● Task requirements:
Please set down all the lines beneath this one exactly, without the pictures.

=== Collected data ===

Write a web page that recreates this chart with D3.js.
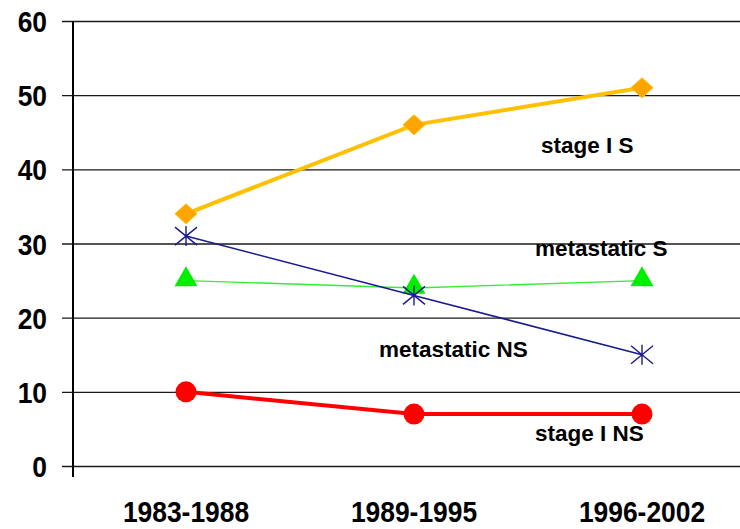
<!DOCTYPE html>
<html>
<head>
<meta charset="utf-8">
<script src="https://cdn.jsdelivr.net/npm/d3@7"></script>
<style>
  html, body { margin: 0; padding: 0; background: #fff; }
  svg { display: block; }
  text { font-family: "Liberation Sans", Arial, sans-serif; font-weight: bold; fill: #000; }
</style>
</head>
<body>
<svg id="chart" width="740" height="529"></svg>
<script>
// Periods on the horizontal axis
const periods = ["1983-1988", "1989-1995", "1996-2002"];
// Value axis ticks
const yTicks = [0, 10, 20, 30, 40, 50, 60];

// Series values, one per period
const stageIS = [34, 46, 51];
const metastaticNS = [31, 23, 15];
const metastaticS = [25, 24, 25];
const stageINS = [10, 7, 7];

const svg = d3.select("#chart");
const W = 740;
const plotLeft = 72, plotTop = 21, plotBottom = 466;

const x = d3.scaleBand().domain(periods).range([plotLeft, 756]).padding(0);
const y = d3.scaleLinear().domain([0, 60]).range([plotBottom, plotTop]);
const cx = d => x(d) + x.bandwidth() / 2;

// Horizontal gridlines with left-pointing ticks
const yAxis = d3.axisLeft(y).tickValues(yTicks).tickSize(-(W - plotLeft)).tickPadding(0);
const gy = svg.append("g").attr("transform", `translate(${plotLeft},0)`).call(yAxis);
gy.select(".domain").remove();
gy.selectAll(".tick line").attr("x1", -10).attr("stroke", "#1a1a1a").attr("stroke-width", 1.3);
gy.selectAll(".tick text")
  .attr("x", 0).attr("dy", "0.35em")
  .attr("transform", "translate(-25,0) scale(0.88,1)")
  .style("font-size", "30px")
  .style("font-family", "'Liberation Sans', Arial, sans-serif")
  .style("font-weight", "bold");

// Vertical value axis line
svg.append("line")
  .attr("x1", plotLeft + 1).attr("x2", plotLeft + 1)
  .attr("y1", plotTop).attr("y2", plotBottom + 11)
  .attr("stroke", "#000").attr("stroke-width", 2);

// Period labels
const xAxis = d3.axisBottom(x).tickSize(0).tickPadding(0);
const gx = svg.append("g").attr("transform", `translate(0,${plotBottom})`).call(xAxis);
gx.select(".domain").remove();
gx.selectAll(".tick text")
  .attr("y", 0).attr("dy", 0)
  .attr("transform", "translate(0,56) scale(0.88,1)")
  .style("font-size", "30px")
  .style("font-family", "'Liberation Sans', Arial, sans-serif")
  .style("font-weight", "bold");

const line = d3.line().x((d, i) => cx(periods[i])).y(d => y(d));

// stage I NS: thick red line with circles
svg.append("path").datum(stageINS).attr("d", line)
  .attr("fill", "none").attr("stroke", "#ff0000").attr("stroke-width", 4);
svg.selectAll(".pt-ins").data(stageINS).join("circle")
  .attr("cx", (d, i) => cx(periods[i])).attr("cy", d => y(d))
  .attr("r", 10.5).attr("fill", "#ff0000");

// metastatic S: thin green line with triangles
svg.append("path").datum(metastaticS).attr("d", line)
  .attr("fill", "none").attr("stroke", "#33ee33").attr("stroke-width", 1.4);
const tri = d3.symbol().type(d3.symbolTriangle).size(230);
svg.selectAll(".pt-ms").data(metastaticS).join("path")
  .attr("transform", (d, i) => `translate(${cx(periods[i])},${y(d) - 1})`)
  .attr("d", tri).attr("fill", "#00ee00");

// metastatic NS: thin navy line with asterisks
svg.append("path").datum(metastaticNS).attr("d", line)
  .attr("fill", "none").attr("stroke", "#1a1a8c").attr("stroke-width", 1.5);
const star = svg.selectAll(".pt-mns").data(metastaticNS).join("g")
  .attr("transform", (d, i) => `translate(${cx(periods[i])},${y(d)})`);
star.append("path")
  .attr("d", "M0,-10V10M-11,-9L11,9M-11,9L11,-9")
  .attr("stroke", "#1a1a8c").attr("stroke-width", 1.4).attr("fill", "none");

// stage I S: thick gold line with diamonds
svg.append("path").datum(stageIS).attr("d", line)
  .attr("fill", "none").attr("stroke", "#ffc000").attr("stroke-width", 4);
svg.selectAll(".pt-is").data(stageIS).join("path")
  .attr("transform", (d, i) => `translate(${cx(periods[i])},${y(d)})`)
  .attr("d", "M0,-10L11,0L0,10L-11,0Z")
  .attr("fill", "#ffa500").attr("stroke", "#ffc000").attr("stroke-width", 1);

// Series labels
const labels = [
  { text: "stage I S", x: 541, y: 153 },
  { text: "metastatic S", x: 535, y: 256 },
  { text: "metastatic NS", x: 379, y: 357 },
  { text: "stage I NS", x: 535, y: 441 }
];
svg.selectAll(".series-label").data(labels).join("text")
  .attr("class", "series-label")
  .attr("x", d => d.x).attr("y", d => d.y)
  .style("font-size", "22.5px")
  .text(d => d.text);
</script>
</body>
</html>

===

● Output below:
Write a web page that recreates this chart with D3.js.
<!DOCTYPE html>
<html>
<head>
<meta charset="utf-8">
<script src="https://cdn.jsdelivr.net/npm/d3@7"></script>
<style>
  html, body { margin: 0; padding: 0; background: #fff; }
  svg { display: block; }
  text { font-family: "Liberation Sans", Arial, sans-serif; font-weight: bold; fill: #000; }
</style>
</head>
<body>
<svg id="chart" width="740" height="529"></svg>
<script>
// Periods on the horizontal axis
const periods = ["1983-1988", "1989-1995", "1996-2002"];
// Value axis ticks
const yTicks = [0, 10, 20, 30, 40, 50, 60];

// Series values, one per period
const stageIS = [34, 46, 51];
const metastaticNS = [31, 23, 15];
const metastaticS = [25, 24, 25];
const stageINS = [10, 7, 7];

const svg = d3.select("#chart");
const W = 740;
const plotLeft = 72, plotTop = 21, plotBottom = 466;

const x = d3.scaleBand().domain(periods).range([plotLeft, 756]).padding(0);
const y = d3.scaleLinear().domain([0, 60]).range([plotBottom, plotTop]);
const cx = d => x(d) + x.bandwidth() / 2;

// Horizontal gridlines with left-pointing ticks
const yAxis = d3.axisLeft(y).tickValues(yTicks).tickSize(-(W - plotLeft)).tickPadding(0);
const gy = svg.append("g").attr("transform", `translate(${plotLeft},0)`).call(yAxis);
gy.select(".domain").remove();
gy.selectAll(".tick line").attr("x1", -10).attr("stroke", "#1a1a1a").attr("stroke-width", 1.3);
gy.selectAll(".tick text")
  .attr("x", 0).attr("dy", "0.35em")
  .attr("transform", "translate(-25,0) scale(0.88,1)")
  .style("font-size", "30px")
  .style("font-family", "'Liberation Sans', Arial, sans-serif")
  .style("font-weight", "bold");

// Vertical value axis line
svg.append("line")
  .attr("x1", plotLeft + 1).attr("x2", plotLeft + 1)
  .attr("y1", plotTop).attr("y2", plotBottom + 11)
  .attr("stroke", "#000").attr("stroke-width", 2);

// Period labels
const xAxis = d3.axisBottom(x).tickSize(0).tickPadding(0);
const gx = svg.append("g").attr("transform", `translate(0,${plotBottom})`).call(xAxis);
gx.select(".domain").remove();
gx.selectAll(".tick text")
  .attr("y", 0).attr("dy", 0)
  .attr("transform", "translate(0,56) scale(0.88,1)")
  .style("font-size", "30px")
  .style("font-family", "'Liberation Sans', Arial, sans-serif")
  .style("font-weight", "bold");

const line = d3.line().x((d, i) => cx(periods[i])).y(d => y(d));

// stage I NS: thick red line with circles
svg.append("path").datum(stageINS).attr("d", line)
  .attr("fill", "none").attr("stroke", "#ff0000").attr("stroke-width", 4);
svg.selectAll(".pt-ins").data(stageINS).join("circle")
  .attr("cx", (d, i) => cx(periods[i])).attr("cy", d => y(d))
  .attr("r", 10.5).attr("fill", "#ff0000");

// metastatic S: thin green line with triangles
svg.append("path").datum(metastaticS).attr("d", line)
  .attr("fill", "none").attr("stroke", "#33ee33").attr("stroke-width", 1.4);
const tri = d3.symbol().type(d3.symbolTriangle).size(230);
svg.selectAll(".pt-ms").data(metastaticS).join("path")
  .attr("transform", (d, i) => `translate(${cx(periods[i])},${y(d) - 1})`)
  .attr("d", tri).attr("fill", "#00ee00");

// metastatic NS: thin navy line with asterisks
svg.append("path").datum(metastaticNS).attr("d", line)
  .attr("fill", "none").attr("stroke", "#1a1a8c").attr("stroke-width", 1.5);
const star = svg.selectAll(".pt-mns").data(metastaticNS).join("g")
  .attr("transform", (d, i) => `translate(${cx(periods[i])},${y(d)})`);
star.append("path")
  .attr("d", "M0,-10V10M-11,-9L11,9M-11,9L11,-9")
  .attr("stroke", "#1a1a8c").attr("stroke-width", 1.4).attr("fill", "none");

// stage I S: thick gold line with diamonds
svg.append("path").datum(stageIS).attr("d", line)
  .attr("fill", "none").attr("stroke", "#ffc000").attr("stroke-width", 4);
svg.selectAll(".pt-is").data(stageIS).join("path")
  .attr("transform", (d, i) => `translate(${cx(periods[i])},${y(d)})`)
  .attr("d", "M0,-10L11,0L0,10L-11,0Z")
  .attr("fill", "#ffa500").attr("stroke", "#ffc000").attr("stroke-width", 1);

// Series labels
const labels = [
  { text: "stage I S", x: 541, y: 153 },
  { text: "metastatic S", x: 535, y: 256 },
  { text: "metastatic NS", x: 379, y: 357 },
  { text: "stage I NS", x: 535, y: 441 }
];
svg.selectAll(".series-label").data(labels).join("text")
  .attr("class", "series-label")
  .attr("x", d => d.x).attr("y", d => d.y)
  .style("font-size", "22.5px")
  .text(d => d.text);
</script>
</body>
</html>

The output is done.